ACCA AFM Syllabus B. Advanced Investment Appraisal - International investment and financing decisions - Notes 1 / 3
Investment appraisal for overseas investments is similar to domestic investment appraisal.
It includes the following steps:
Identification of relevant cash flows.
Dealing with inflation to assess real or nominal cash flows.
Dealing with tax, including the tax savings on capital allowances.
Dealing with inter-company transactions, such as management charges and royalties and cash flow remittance restrictions.
Estimating future exchange rates (spot rates).
Dealing with double taxation arrangements.
Estimating the appropriate cost of capital (discount factor).
Parent or project viewpoint?
As the objective of financial management is to maximise shareholder wealth, and the vast majority of the shareholders are likely to be located in the parent country, it is essential that projects are evaluated from a parent currency viewpoint.
Accordingly, the following four-step procedure is recommended for calculating project cash flows:
Compute local currency cash flows from a subsidiary viewpoint as if it were an independent entity;
Calculate the amount and timing of transfers to the parent company in parent's currency;
Translate the PV of cash flows to parent's currency
Calculate NPV in parent's currency
Project discount rates
In the same way as for domestic capital budgeting, project cash flows should be discounted at a rate that reflects their systematic risk.
Many firms assume that overseas investment must carry more risk than comparable domestic investment and therefore increase discount rates accordingly.
This assumption, however, is not necessarily valid.

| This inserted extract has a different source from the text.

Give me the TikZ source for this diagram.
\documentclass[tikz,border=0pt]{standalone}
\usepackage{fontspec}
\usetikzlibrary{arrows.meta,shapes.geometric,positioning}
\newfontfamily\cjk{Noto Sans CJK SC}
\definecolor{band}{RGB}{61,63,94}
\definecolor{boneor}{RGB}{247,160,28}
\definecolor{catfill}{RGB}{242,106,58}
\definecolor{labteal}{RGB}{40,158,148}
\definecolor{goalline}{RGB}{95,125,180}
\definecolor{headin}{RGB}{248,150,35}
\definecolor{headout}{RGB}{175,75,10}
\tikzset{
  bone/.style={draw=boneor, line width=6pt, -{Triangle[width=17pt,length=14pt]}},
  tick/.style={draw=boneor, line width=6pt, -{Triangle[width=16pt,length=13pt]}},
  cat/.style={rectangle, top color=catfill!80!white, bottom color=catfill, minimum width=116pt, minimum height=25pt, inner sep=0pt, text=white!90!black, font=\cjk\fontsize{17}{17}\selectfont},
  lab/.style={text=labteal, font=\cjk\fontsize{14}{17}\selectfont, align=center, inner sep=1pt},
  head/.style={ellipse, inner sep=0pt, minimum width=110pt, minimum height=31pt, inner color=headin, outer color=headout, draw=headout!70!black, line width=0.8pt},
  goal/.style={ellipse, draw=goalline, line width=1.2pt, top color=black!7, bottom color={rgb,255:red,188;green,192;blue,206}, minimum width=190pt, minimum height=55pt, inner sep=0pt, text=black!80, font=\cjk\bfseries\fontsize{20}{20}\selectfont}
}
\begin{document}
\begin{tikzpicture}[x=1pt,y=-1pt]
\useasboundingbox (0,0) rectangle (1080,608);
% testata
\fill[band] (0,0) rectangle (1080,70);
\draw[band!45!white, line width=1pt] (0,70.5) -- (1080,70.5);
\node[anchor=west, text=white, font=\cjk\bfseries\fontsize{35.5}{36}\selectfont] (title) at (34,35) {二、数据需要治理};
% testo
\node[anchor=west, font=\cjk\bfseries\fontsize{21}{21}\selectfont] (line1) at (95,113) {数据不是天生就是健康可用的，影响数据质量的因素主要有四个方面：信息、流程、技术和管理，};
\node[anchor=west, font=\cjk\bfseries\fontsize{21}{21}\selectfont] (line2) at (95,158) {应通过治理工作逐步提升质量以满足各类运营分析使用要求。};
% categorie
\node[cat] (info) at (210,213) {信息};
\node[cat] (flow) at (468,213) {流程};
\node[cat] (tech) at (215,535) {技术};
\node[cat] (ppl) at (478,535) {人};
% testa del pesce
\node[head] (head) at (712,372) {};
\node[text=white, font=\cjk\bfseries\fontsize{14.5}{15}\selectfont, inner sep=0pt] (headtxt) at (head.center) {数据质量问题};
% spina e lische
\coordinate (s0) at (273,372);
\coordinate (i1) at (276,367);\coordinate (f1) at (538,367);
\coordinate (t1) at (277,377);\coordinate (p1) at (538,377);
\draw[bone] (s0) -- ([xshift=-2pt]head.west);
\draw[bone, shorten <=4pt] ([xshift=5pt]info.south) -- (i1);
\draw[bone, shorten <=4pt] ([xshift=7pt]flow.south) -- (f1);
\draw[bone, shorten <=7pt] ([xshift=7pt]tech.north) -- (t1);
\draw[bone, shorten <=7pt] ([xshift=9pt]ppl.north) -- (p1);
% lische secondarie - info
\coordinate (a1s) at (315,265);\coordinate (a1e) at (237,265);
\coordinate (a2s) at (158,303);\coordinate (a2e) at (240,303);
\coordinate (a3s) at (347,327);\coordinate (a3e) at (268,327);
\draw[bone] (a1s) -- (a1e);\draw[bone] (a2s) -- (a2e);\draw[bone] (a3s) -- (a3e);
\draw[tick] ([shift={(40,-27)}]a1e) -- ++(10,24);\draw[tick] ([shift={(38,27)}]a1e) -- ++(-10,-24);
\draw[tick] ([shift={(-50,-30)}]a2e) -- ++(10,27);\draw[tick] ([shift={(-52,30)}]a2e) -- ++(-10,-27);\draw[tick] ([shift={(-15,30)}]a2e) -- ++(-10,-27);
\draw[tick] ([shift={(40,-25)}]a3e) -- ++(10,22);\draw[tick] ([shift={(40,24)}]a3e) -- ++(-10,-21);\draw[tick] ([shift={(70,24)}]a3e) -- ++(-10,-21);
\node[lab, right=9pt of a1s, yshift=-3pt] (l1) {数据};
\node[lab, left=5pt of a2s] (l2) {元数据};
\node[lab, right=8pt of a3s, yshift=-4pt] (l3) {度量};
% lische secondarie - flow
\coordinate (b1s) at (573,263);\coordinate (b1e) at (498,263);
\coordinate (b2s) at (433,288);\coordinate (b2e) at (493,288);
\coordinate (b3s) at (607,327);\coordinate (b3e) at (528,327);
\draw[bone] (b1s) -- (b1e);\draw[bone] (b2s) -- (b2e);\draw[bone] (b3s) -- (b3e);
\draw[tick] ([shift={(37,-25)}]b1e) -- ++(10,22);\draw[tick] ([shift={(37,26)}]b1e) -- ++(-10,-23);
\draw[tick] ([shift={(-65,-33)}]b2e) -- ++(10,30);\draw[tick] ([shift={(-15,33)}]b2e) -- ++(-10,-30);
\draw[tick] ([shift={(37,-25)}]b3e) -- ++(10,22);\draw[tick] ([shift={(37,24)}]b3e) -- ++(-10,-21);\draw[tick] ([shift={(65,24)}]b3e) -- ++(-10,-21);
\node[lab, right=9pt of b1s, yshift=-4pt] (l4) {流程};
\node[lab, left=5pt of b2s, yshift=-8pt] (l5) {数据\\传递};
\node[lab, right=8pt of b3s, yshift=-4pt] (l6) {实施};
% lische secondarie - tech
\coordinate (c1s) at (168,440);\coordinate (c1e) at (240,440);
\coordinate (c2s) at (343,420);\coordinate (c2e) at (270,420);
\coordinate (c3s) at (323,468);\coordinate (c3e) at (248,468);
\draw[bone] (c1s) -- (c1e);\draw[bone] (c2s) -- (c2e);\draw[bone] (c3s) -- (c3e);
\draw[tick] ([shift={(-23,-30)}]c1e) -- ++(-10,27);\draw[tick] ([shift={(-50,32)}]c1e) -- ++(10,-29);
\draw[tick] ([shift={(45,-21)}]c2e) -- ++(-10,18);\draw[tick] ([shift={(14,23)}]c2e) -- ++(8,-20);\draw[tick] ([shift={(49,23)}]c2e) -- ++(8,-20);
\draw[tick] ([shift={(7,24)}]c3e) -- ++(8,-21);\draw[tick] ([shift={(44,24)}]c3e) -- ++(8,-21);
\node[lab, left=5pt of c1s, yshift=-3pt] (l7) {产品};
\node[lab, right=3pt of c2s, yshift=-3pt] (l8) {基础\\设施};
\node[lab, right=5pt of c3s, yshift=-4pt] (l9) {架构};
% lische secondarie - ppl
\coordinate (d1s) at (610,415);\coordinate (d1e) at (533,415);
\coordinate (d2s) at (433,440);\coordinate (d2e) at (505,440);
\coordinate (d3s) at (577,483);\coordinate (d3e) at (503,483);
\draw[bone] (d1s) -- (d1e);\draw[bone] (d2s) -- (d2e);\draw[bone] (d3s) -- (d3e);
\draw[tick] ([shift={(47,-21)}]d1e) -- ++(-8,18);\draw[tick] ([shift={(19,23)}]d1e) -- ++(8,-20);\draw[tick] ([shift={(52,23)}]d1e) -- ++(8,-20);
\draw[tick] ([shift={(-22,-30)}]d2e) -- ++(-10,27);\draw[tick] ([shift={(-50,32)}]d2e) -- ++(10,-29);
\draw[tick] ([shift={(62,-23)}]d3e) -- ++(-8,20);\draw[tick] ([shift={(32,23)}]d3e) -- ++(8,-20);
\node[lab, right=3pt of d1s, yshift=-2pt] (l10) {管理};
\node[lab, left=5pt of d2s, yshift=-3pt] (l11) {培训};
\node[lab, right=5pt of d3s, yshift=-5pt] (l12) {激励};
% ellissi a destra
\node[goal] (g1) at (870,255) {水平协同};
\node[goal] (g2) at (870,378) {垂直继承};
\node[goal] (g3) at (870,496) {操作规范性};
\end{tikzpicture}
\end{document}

Although the total risk of an overseas investment may be high, in the context of a well-diversified parent company portfolio much of the risk may be diversified away.

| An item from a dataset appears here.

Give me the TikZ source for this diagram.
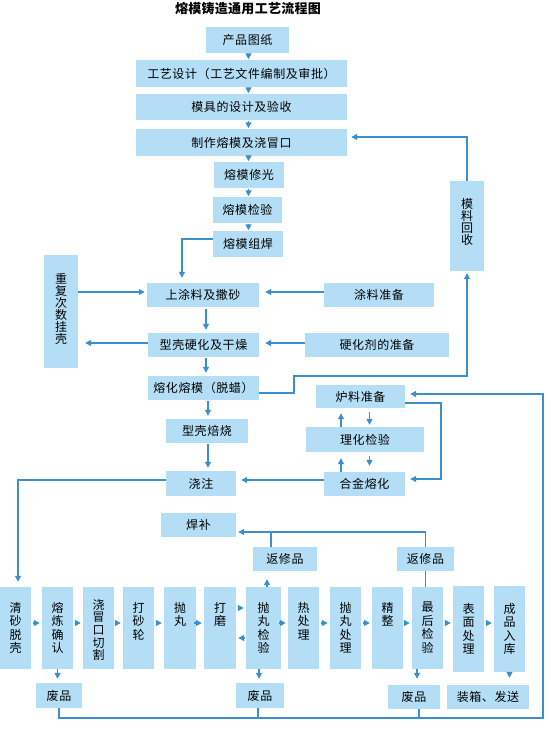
\documentclass[tikz,border=0pt]{standalone}
\usepackage{fontspec}
\setmainfont{Noto Sans CJK SC}[LetterSpace=5]
\newfontfamily\titlefont{Noto Sans CJK SC}[LetterSpace=2]
\usetikzlibrary{arrows.meta}
\definecolor{boxfill}{RGB}{180,222,246}
\definecolor{linec}{RGB}{58,143,204}
\newcommand\vtxt[4]{\parbox[c][#1][t]{24pt}{\centering\baselineskip=#3\relax\vspace*{#2}#4\par}}
\tikzset{
  box/.style={fill=boxfill, draw=none, inner sep=0pt, font=\fontsize{12}{14}\selectfont},
  con/.style={draw=linec, line width=1.4pt},
  arr/.style={con, -{Triangle[length=6pt,width=6pt]}, shorten >=4pt},
  gaparr/.style={con, -{Triangle[length=6pt,width=6pt]}, shorten <=0.5pt, shorten >=0.5pt},
  harr/.style={con, -{Triangle[length=6pt,width=6pt]}, shorten <=2pt, shorten >=2pt},
}
\begin{document}
\begin{tikzpicture}[x=1pt,y=-1pt]
\useasboundingbox (0,0) rectangle (550,730);
\node[font=\titlefont\fontsize{13}{15}\selectfont\bfseries] (title) at (248,8.5) {熔模铸造通用工艺流程图};
% top chain
\node[box, minimum width=83pt, minimum height=26pt] (p1) at (247.5,40) {产品图纸};
\node[box, minimum width=211pt, minimum height=27pt] (p2) at (241.5,73.5) {工艺设计（工艺文件编制及审批）};
\node[box, minimum width=211pt, minimum height=26pt] (p3) at (241.5,107) {模具的设计及验收};
\node[box, minimum width=211pt, minimum height=27pt] (p4) at (241.5,142.5) {制作熔模及浇冒口};
\node[box, minimum width=70pt, minimum height=26pt] (p5) at (249,175) {熔模修光};
\node[box, minimum width=69pt, minimum height=26pt] (p6) at (247.5,210) {熔模检验};
\node[box, minimum width=70pt, minimum height=26pt] (p7) at (248,244) {熔模组焊};
\node[box, minimum width=34pt, minimum height=90pt] (mlhs) at (467,226) {\vtxt{90pt}{17pt}{12.3pt}{模\\料\\回\\收}};
\node[box, minimum width=34pt, minimum height=113pt] (cf) at (61,311.5) {\vtxt{113pt}{18pt}{12pt}{重\\复\\次\\数\\挂\\壳}};
\node[box, minimum width=112pt, minimum height=24pt] (s1) at (203,295) {上涂料及撒砂};
\node[box, minimum width=110pt, minimum height=24pt] (tl) at (379,295) {涂料准备};
\node[box, minimum width=111pt, minimum height=24pt] (s2) at (203.5,345) {型壳硬化及干燥};
\node[box, minimum width=144pt, minimum height=24pt] (yhj) at (377,345) {硬化剂的准备};
\node[box, minimum width=111pt, minimum height=24pt] (s3) at (203.5,388) {熔化熔模（脱蜡）};
\node[box, minimum width=82pt, minimum height=24pt] (s4) at (207,431) {型壳焙烧};
\node[box, minimum width=70pt, minimum height=25pt] (s5) at (201,483.5) {浇注};
\node[box, minimum width=89pt, minimum height=23pt] (ll) at (360.5,396.5) {炉料准备};
\node[box, minimum width=118pt, minimum height=25pt] (lh) at (365,439.5) {理化检验};
\node[box, minimum width=81pt, minimum height=24pt] (hj) at (364.5,484) {合金熔化};
\node[box, minimum width=75pt, minimum height=24pt] (hb) at (198.5,525) {焊补};
\node[box, minimum width=64pt, minimum height=24pt] (fx1) at (285,559) {返修品};
\node[box, minimum width=57pt, minimum height=24pt] (fx2) at (425.5,559) {返修品};
% bottom row
\node[box, minimum width=31pt, minimum height=82pt] (b1) at (15.5,628) {\vtxt{82pt}{15pt}{13.5pt}{清\\砂\\脱\\壳}};
\node[box, minimum width=31pt, minimum height=82pt] (b2) at (57.5,628) {\vtxt{82pt}{15pt}{13.5pt}{熔\\炼\\确\\认}};
\node[box, minimum width=31pt, minimum height=82pt] (b3) at (98.5,628) {\vtxt{82pt}{12pt}{12.7pt}{浇\\冒\\口\\切\\割}};
\node[box, minimum width=31pt, minimum height=82pt] (b4) at (138.5,628) {\vtxt{82pt}{15pt}{13.5pt}{打\\砂\\轮}};
\node[box, minimum width=32pt, minimum height=82pt] (b5) at (180,628) {\vtxt{82pt}{15pt}{13.5pt}{抛\\丸}};
\node[box, minimum width=32pt, minimum height=82pt] (b6) at (220,628) {\vtxt{82pt}{15pt}{13.5pt}{打\\磨}};
\node[box, minimum width=35pt, minimum height=82pt] (b7) at (263.5,628) {\vtxt{82pt}{15pt}{13.5pt}{抛\\丸\\检\\验}};
\node[box, minimum width=31pt, minimum height=82pt] (b8) at (303.5,628) {\vtxt{82pt}{15pt}{13.5pt}{热\\处\\理}};
\node[box, minimum width=31pt, minimum height=82pt] (b9) at (345.5,628) {\vtxt{82pt}{15pt}{13.5pt}{抛\\丸\\处\\理}};
\node[box, minimum width=31pt, minimum height=82pt] (b10) at (387.5,628) {\vtxt{82pt}{15pt}{13.5pt}{精\\整}};
\node[box, minimum width=31pt, minimum height=82pt] (b11) at (427.5,628) {\vtxt{82pt}{15pt}{13.5pt}{最\\后\\检\\验}};
\node[box, minimum width=31pt, minimum height=86pt] (b12) at (468.5,629) {\vtxt{86pt}{17pt}{13.5pt}{表\\面\\处\\理}};
\node[box, minimum width=31pt, minimum height=86pt] (b13) at (509.5,629) {\vtxt{86pt}{17pt}{13.5pt}{成\\品\\入\\库}};
\node[box, minimum width=46pt, minimum height=25pt] (fp1) at (59,695.5) {废品};
\node[box, minimum width=48pt, minimum height=25pt] (fp2) at (260,695.5) {废品};
\node[box, minimum width=52pt, minimum height=24pt] (fp3) at (414,697) {废品};
\node[box, minimum width=82pt, minimum height=24pt] (zx) at (488,697) {装箱、发送};
% coordinates
\coordinate (xa) at (248.5,0);
\coordinate (ka) at (182,239);
\coordinate (ya) at (0,292);
\coordinate (xb) at (206,0);
\coordinate (yb) at (0,343);
\coordinate (xc) at (208,0);
\coordinate (kb) at (294,376);
\coordinate (yc) at (0,393);
\coordinate (yd) at (0,137);
\coordinate (ye) at (0,480);
\coordinate (xd) at (18,0);
\coordinate (xe) at (341,0);
\coordinate (xf) at (369.5,0);
\coordinate (kc) at (441,479);
\coordinate (yf) at (0,403);
\coordinate (kd) at (543,718);
\coordinate (yg) at (0,394);
\coordinate (yr) at (0,623);
\coordinate (yr1) at (0,608);
\coordinate (yr2) at (0,638);
\coordinate (cj) at (271,532);
% top chain arrows
\draw[gaparr] (p1.south -| xa) -- (p2.north -| xa);
\draw[gaparr] (p2.south -| xa) -- (p3.north -| xa);
\draw[gaparr] (p3.south -| xa) -- (p4.north -| xa);
\draw[gaparr] (p4.south -| xa) -- (p5.north -| xa);
\draw[gaparr] (p5.south -| xa) -- (p6.north -| xa);
\draw[gaparr] (p6.south -| xa) -- (p7.north -| xa);
% shell making
\draw[arr, shorten >=5pt] (p7.west |- ka) -| (ka |- s1.north);
\draw[arr, shorten >=2pt] (cf.east |- ya) -- (s1.west |- ya);
\draw[arr, shorten >=6pt] (tl.west |- ya) -- (s1.east |- ya);
\draw[arr, shorten <=2pt, shorten >=3pt] (s1.south -| xb) -- (s2.north -| xb);
\draw[arr, shorten >=6pt] (yhj.west |- yb) -- (s2.east |- yb);
\draw[arr, shorten >=7pt] (s2.west |- yb) -- (cf.east |- yb);
\draw[arr, shorten <=1pt, shorten >=3pt] (s2.south -| xb) -- (s3.north -| xb);
\draw[arr, shorten <=1pt, shorten >=3pt] (s3.south -| xc) -- (s4.north -| xc);
\draw[arr, shorten <=1pt, shorten >=3pt] (s4.south -| xc) -- (s5.north -| xc);
\draw[arr, shorten >=2pt] (s3.east |- yc) -| (kb) -| (mlhs.south);
\draw[arr, shorten >=4pt] (mlhs.north) |- (p4.east |- yd);
% melting
\draw[arr, shorten >=5pt] (hj.west |- ye) -- (s5.east |- ye);
\draw[arr, shorten >=5pt] (s5.west |- ye) -| (xd |- b1.north);
\draw[arr, shorten >=5pt, shorten <=0pt] (lh.north -| xe) -- (ll.south -| xe);
\draw[arr, shorten <=4pt, shorten >=2pt] (ll.south -| xf) -- (lh.north -| xf);
\draw[arr, shorten >=6pt] (hj.north -| xe) -- (lh.south -| xe);
\draw[arr, shorten <=4pt, shorten >=6pt] (lh.south -| xf) -- (hj.north -| xf);
\draw[arr, shorten >=5pt] (ll.east |- yf) -| (kc) -- (kc -| hj.east);
% scrap loop
\draw[arr, shorten >=5pt] (fp1.south) |- (kd) |- (ll.east |- yg);
\draw[con] ([xshift=-2pt]fp2.south) -- ([xshift=-2pt]fp2.south |- kd);
\draw[con] ([xshift=5pt]fp3.south) -- ([xshift=5pt]fp3.south |- kd);
% down arrows to scrap / packing
\draw[arr, shorten >=4pt] (b2.south) -- (b2.south |- fp1.north);
\draw[arr, shorten >=4pt] ([xshift=-4.5pt]b7.south) -- ([xshift=-4.5pt]b7.south |- fp2.north);
\draw[arr, shorten >=6pt] ([xshift=-10.5pt]b11.south) -- ([xshift=-10.5pt]b11.south |- fp3.north);
\draw[arr, shorten >=7pt] (b13.south) -- (b13.south |- zx.north);
% bottom row
\draw[harr] (b1.east |- yr) -- (b2.west |- yr);
\draw[harr] (b2.east |- yr) -- (b3.west |- yr);
\draw[harr] (b3.east |- yr) -- (b4.west |- yr);
\draw[harr] (b4.east |- yr) -- (b5.west |- yr);
\draw[harr] (b5.east |- yr) -- (b6.west |- yr);
\draw[harr] (b6.east |- yr1) -- (b7.west |- yr1);
\draw[harr] (b7.west |- yr2) -- (b6.east |- yr2);
\draw[harr] (b7.east |- yr) -- (b8.west |- yr);
\draw[harr] (b8.east |- yr) -- (b9.west |- yr);
\draw[harr] (b9.east |- yr) -- (b10.west |- yr);
\draw[harr] (b10.east |- yr) -- (b11.west |- yr);
\draw[harr] (b11.east |- yr) -- (b12.west |- yr);
\draw[harr] (b12.east |- yr) -- (b13.west |- yr);
% repair
\draw[arr, shorten >=8pt] ([xshift=3.5pt]b7.north) -- ([xshift=3.5pt]b7.north |- fx1.south);
\draw[con] (fx1.north -| cj) -- (cj);
\draw[arr, shorten >=2pt] (fx2.north) |- (cj) -- (cj -| hb.east);
\draw[con] (fx2.south) -- (fx2.south |- b11.north);
\end{tikzpicture}
\end{document}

Because of the lack of correlation between the performance of some national economies, the systematic risk of overseas investment projects may in fact be lower than that of comparable domestic projects.
It must therefore be realised that the automatic addition of a risk premium simply because a project is located overseas does not always make sense, and any increase in the discount rates used for foreign projects should be viewed with caution.
Value of a project and exchange rate
An appraisal of an international project requires estimates of the exchange rate.
Exchange rate risk
- is the risk that arises from the fact that the cash flows are denominated in a foreign currency.